Libertarian instincts seem to have reached the college mainstream. All agreed that this generation is more accepting of gay rights than its predecessors. A debate even ensued about whether the president genuinely supported the marriage amendment or proposed it as an election-year tactic. Ms. Rosenberg offered a novel solution to the debate over the nature of marriage, saying, “People who are really concerned about defending marriage in the United States should outlaw no-fault divorce, which is responsible for the skyrocketing divorce rate…they should make it harder for people to get divorced instead of making it harder to get married in the first place.”

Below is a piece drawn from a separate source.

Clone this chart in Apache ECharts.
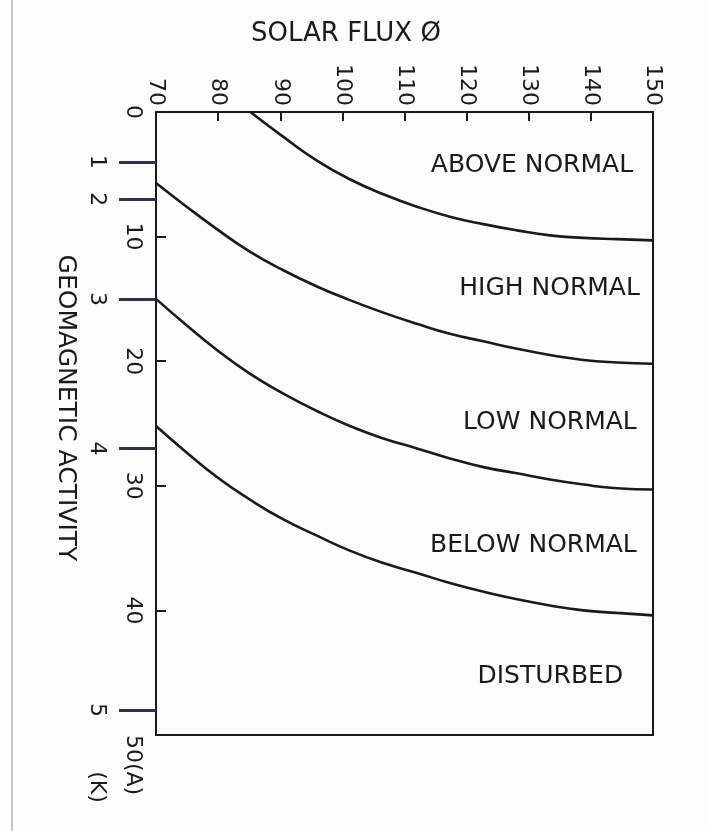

Looking forward, the names of people they wanted to appear on future presidential tickets included, most prominently, Senator McCain and Mayor Giuliani for the Republicans and Senator Edwards, Barack Obama, and Senator Feinstein of California for the Democrats. They had respect for President Clinton’s political talents but contempt for his personal behavior, and all respected the discipline of the Republicans in staying on message during their convention. The common ground also included the balancing of balanced budget economic policies with more liberal social policies, an “interventionist” foreign policy, and an aggressive bipartisan pursuit of energy independence from the Middle East. When I asked who they thought would win the election, Mr. Jiwa confidently answered Mr. Bush. Mr. Edelman and Ms. Rosenberg couldn’t quite bring themselves to predict a Kerry victory. The students walking where Messrs. Bush and Kerry did decades ago remain engaged by the spirit of politics and the possibility of public service. The tone between these three students was one of informed debate but civil disagreement. In this, Congress could stand to take a refresher course: Today’s college students seem less likely to forget that their political opponent is not their enemy.